Peter Russell’s arrival in Plymouth in the late 1950s was a turning point for John Surman and me who were struggling to play Jazz. Peter’s Hot Record Store in Union Street became our Mecca. In the city’s notorious red-light district which served the Naval base and docks of Devonport, the shop’s location must have pleased Peter, with echoes of the Storyville district of New Orleans.

Never imposing his taste, Peter had subtle ways of making us aware of things we needed to hear. One day, either by accident or probably by design, as I went into the shop he had on the turntable the title track of Duke Ellington’s Blues in Orbit– one of the sounds that changed my life.

Betty Carter – Feed The Fire (1993)

For me Betty Carter has taken jazz singing further than anyone else. Musically she is wonderfully free. She makes every lyric her own. Her performance of ‘Lover Man’ is highly original and beautifully accompanied by Geri Allen, Dave Holland and Jack De Johnette. She uncovers depths in this familiar standard that made me want to find my own way to play it.

Duke Ellington – Ellington ‘55

My first experience of hearing live American Jazz was in 1956 when the Lionel Hampton band played the Winter Gardens in Bournemouth. During my National Service I was briefly stationed in Bournemouth. Hampton had a drum kit and vibes at the front of the stage, as well as the regular drummer at the back. At one point during ‘Flying Home’ he took off round the auditorium, juggling his sticks, accompanied by a screaming tenor player while the band roared behind.

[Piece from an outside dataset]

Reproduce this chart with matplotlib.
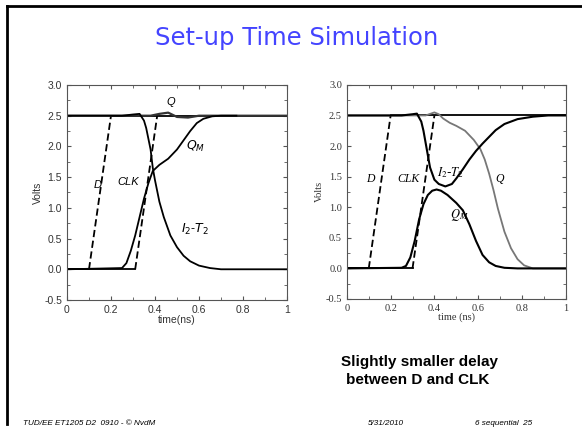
import matplotlib
matplotlib.use('Agg')
import matplotlib.pyplot as plt
from matplotlib.lines import Line2D
from matplotlib.ticker import MultipleLocator

# ---- left simulation (D well before CLK) ----
l_d_t = [0.0, 0.1, 0.2, 1.0]
l_d_v = [0.0, 0.0, 2.5, 2.5]
l_clk_t = [0.0, 0.31, 0.41, 1.0]
l_clk_v = [0.0, 0.0, 2.5, 2.5]
l_i2t2_t = [0.0, 0.25, 0.30, 0.33, 0.35, 0.36, 0.38, 0.39, 0.40, 0.42, 0.44, 0.47,
            0.50, 0.53, 0.56, 0.60, 0.65, 0.70, 0.80, 1.0]
l_i2t2_v = [2.5, 2.5, 2.52, 2.53, 2.42, 2.3, 1.95, 1.65, 1.45, 1.1, 0.85, 0.55,
            0.36, 0.22, 0.13, 0.06, 0.02, 0.0, 0.0, 0.0]
l_qm_t = [0.0, 0.25, 0.27, 0.29, 0.31, 0.33, 0.35, 0.37, 0.39, 0.42, 0.46, 0.50,
          0.53, 0.56, 0.59, 0.62, 0.66, 0.70, 0.77]
l_qm_v = [0.0, 0.02, 0.1, 0.3, 0.55, 0.85, 1.15, 1.4, 1.6, 1.7, 1.8, 1.95,
          2.1, 2.25, 2.38, 2.45, 2.49, 2.5, 2.5]
l_q_t = [0.0, 0.38, 0.42, 0.46, 0.50, 0.55, 0.60, 1.0]
l_q_v = [2.5, 2.5, 2.53, 2.55, 2.48, 2.47, 2.5, 2.5]

# ---- right simulation (slightly smaller delay) ----
r_d_t = [0.0, 0.1, 0.2, 1.0]
r_d_v = [0.0, 0.0, 2.5, 2.5]
r_clk_t = [0.0, 0.30, 0.40, 1.0]
r_clk_v = [0.0, 0.0, 2.5, 2.5]
r_i2t2_t = [0.0, 0.25, 0.30, 0.32, 0.34, 0.35, 0.37, 0.38, 0.40, 0.42, 0.45, 0.48,
            0.50, 0.53, 0.56, 0.59, 0.62, 0.65, 0.68, 0.72, 0.78, 0.85, 0.92, 1.0]
r_i2t2_v = [2.5, 2.5, 2.52, 2.53, 2.4, 2.25, 1.85, 1.65, 1.45, 1.38, 1.34, 1.38,
            1.47, 1.62, 1.78, 1.92, 2.04, 2.15, 2.26, 2.36, 2.44, 2.48, 2.5, 2.5]
r_qm_t = [0.0, 0.25, 0.27, 0.29, 0.31, 0.33, 0.35, 0.37, 0.39, 0.41, 0.43, 0.46,
          0.50, 0.53, 0.56, 0.59, 0.62, 0.65, 0.68, 0.72, 0.78, 1.0]
r_qm_v = [0.0, 0.01, 0.04, 0.18, 0.45, 0.8, 1.05, 1.2, 1.27, 1.29, 1.27, 1.2,
          1.07, 0.95, 0.72, 0.45, 0.22, 0.1, 0.04, 0.01, 0.0, 0.0]
r_q_t = [0.0, 0.36, 0.40, 0.42, 0.44, 0.47, 0.50, 0.54, 0.58, 0.61, 0.63, 0.65,
         0.67, 0.69, 0.72, 0.75, 0.78, 0.81, 0.85, 1.0]
r_q_v = [2.5, 2.5, 2.55, 2.52, 2.45, 2.38, 2.33, 2.25, 2.1, 1.95, 1.78, 1.55,
         1.28, 0.98, 0.6, 0.33, 0.15, 0.05, 0.0, 0.0]

x_ticks = [0, 0.2, 0.4, 0.6, 0.8, 1]
x_ticklabels = ['0', '0.2', '0.4', '0.6', '0.8', '1']
y_ticks = [-0.5, 0.0, 0.5, 1.0, 1.5, 2.0, 2.5, 3.0]

fig = plt.figure(figsize=(5.82, 4.37), dpi=100)
fig.patch.set_facecolor('white')

# slide frame
fig.add_artist(Line2D([0.012, 1.0], [0.986, 0.986], color='black', lw=2.0))
fig.add_artist(Line2D([0.012, 0.012], [0.03, 0.986], color='black', lw=2.0))

fig.text(0.509, 0.897, 'Set-up Time Simulation', color='#4444ff', fontsize=17.5,
         ha='center', va='baseline', family='DejaVu Sans')


def style_axes(ax, fam, xlabel):
    ax.set_xlim(0, 1)
    ax.set_ylim(-0.5, 3.0)
    ax.set_xticks(x_ticks)
    ax.set_xticklabels(x_ticklabels)
    ax.set_yticks(y_ticks)
    ax.set_yticklabels(['%.1f' % v for v in y_ticks])
    ax.xaxis.set_minor_locator(MultipleLocator(0.1))
    ax.yaxis.set_minor_locator(MultipleLocator(0.25))
    ax.tick_params(which='both', direction='in', top=True, right=True,
                   labelsize=7.5, color='#555555')
    ax.tick_params(which='major', length=3)
    ax.tick_params(which='minor', length=2)
    for lab in ax.get_xticklabels() + ax.get_yticklabels():
        lab.set_family(fam)
        lab.set_color('#333333')
    for s in ax.spines.values():
        s.set_color('#555555')
        s.set_linewidth(0.8)
    ax.set_xlabel(xlabel, family=fam, fontsize=7.5, labelpad=0, color='#333333')
    ax.set_ylabel('Volts', family=fam, fontsize=7.5, labelpad=1, color='#333333')


# left
ax1 = fig.add_axes([0.1151, 0.3135, 0.378, 0.492])
ax1.plot(l_d_t[:2], l_d_v[:2], color='black', lw=1.3)
ax1.plot(l_d_t[1:3], l_d_v[1:3], color='black', lw=1.3, ls=(0, (4, 2)))
ax1.plot(l_d_t[2:], l_d_v[2:], color='black', lw=1.3)
ax1.plot(l_clk_t[:2], l_clk_v[:2], color='black', lw=1.3)
ax1.plot(l_clk_t[1:3], l_clk_v[1:3], color='black', lw=1.3, ls=(0, (4, 2)))
ax1.plot(l_q_t, l_q_v, color='#333333', lw=1.6)
ax1.plot(l_i2t2_t, l_i2t2_v, color='black', lw=1.3)
ax1.plot(l_qm_t, l_qm_v, color='black', lw=1.3)
style_axes(ax1, 'Liberation Sans', 'time(ns)')
sans = dict(family='Liberation Sans', fontsize=8, style='italic')
ax1.text(0.45, 2.68, 'Q', **sans)
ax1.text(0.54, 1.95, '$Q_M$', fontsize=9, family='Liberation Sans')
ax1.text(0.23, 1.38, 'CLK', **sans)
ax1.text(0.12, 1.33, 'D', **sans)
ax1.text(0.52, 0.6, '$I_2$-$T_2$', fontsize=9, family='Liberation Sans')

# right
ax2 = fig.add_axes([0.596, 0.3158, 0.376, 0.49])
ax2.plot(r_d_t[:2], r_d_v[:2], color='black', lw=1.3)
ax2.plot(r_d_t[1:3], r_d_v[1:3], color='black', lw=1.3, ls=(0, (4, 2)))
ax2.plot(r_d_t[2:], r_d_v[2:], color='black', lw=1.3)
ax2.plot(r_clk_t[:2], r_clk_v[:2], color='black', lw=1.3)
ax2.plot(r_clk_t[1:3], r_clk_v[1:3], color='black', lw=1.3, ls=(0, (4, 2)))
ax2.plot(r_q_t, r_q_v, color='#777777', lw=1.3)
ax2.plot(r_i2t2_t, r_i2t2_v, color='black', lw=1.5)
ax2.plot(r_qm_t, r_qm_v, color='black', lw=1.5)
style_axes(ax2, 'Liberation Serif', 'time (ns)')
serif = dict(family='Liberation Serif', fontsize=8.5, style='italic')
ax2.text(0.09, 1.42, 'D', **serif)
ax2.text(0.23, 1.42, 'CLK', **serif)
ax2.text(0.41, 1.5, '$I_2$-$T_2$', fontsize=9, math_fontfamily='stix')
ax2.text(0.68, 1.42, 'Q', **serif)
ax2.text(0.47, 0.82, '$Q_M$', fontsize=9, math_fontfamily='stix')

note = dict(ha='center', va='baseline', fontsize=11, fontweight='bold',
            family='Liberation Sans')
fig.text(0.72, 0.163, 'Slightly smaller delay', **note)
fig.text(0.717, 0.121, 'between D and CLK', **note)

foot = dict(fontsize=5.9, style='italic', family='Liberation Sans', va='center')
fig.text(0.04, 0.032, 'TUD/EE ET1205 D2  0910 - \u00a9 NvdM', **foot)
fig.text(0.632, 0.032, '5/31/2010', **foot)
fig.text(0.816, 0.032, '6 sequential  25', **foot)

fig.savefig('out.png', dpi=100)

The whole place erupted. I suppose it was a taste of what was to come when rock ’n roll took over. Jazz purists were appalled by such blatant showmanship. When I had a band of my own, I did an arrangement of ‘Flying Home’ which we played for many years. It included the whole band playing the original Illinois Jacquet solo, which by tradition is included in every performance.

The version of ‘Flying Home’ that I particularly like is the one recorded by Duke in 1955 when the Ellington Orchestra tore into the signature tunes of other big bands of the day: Benny Goodman, Glenn Miller and Count Basie as well as Lionel Hampton.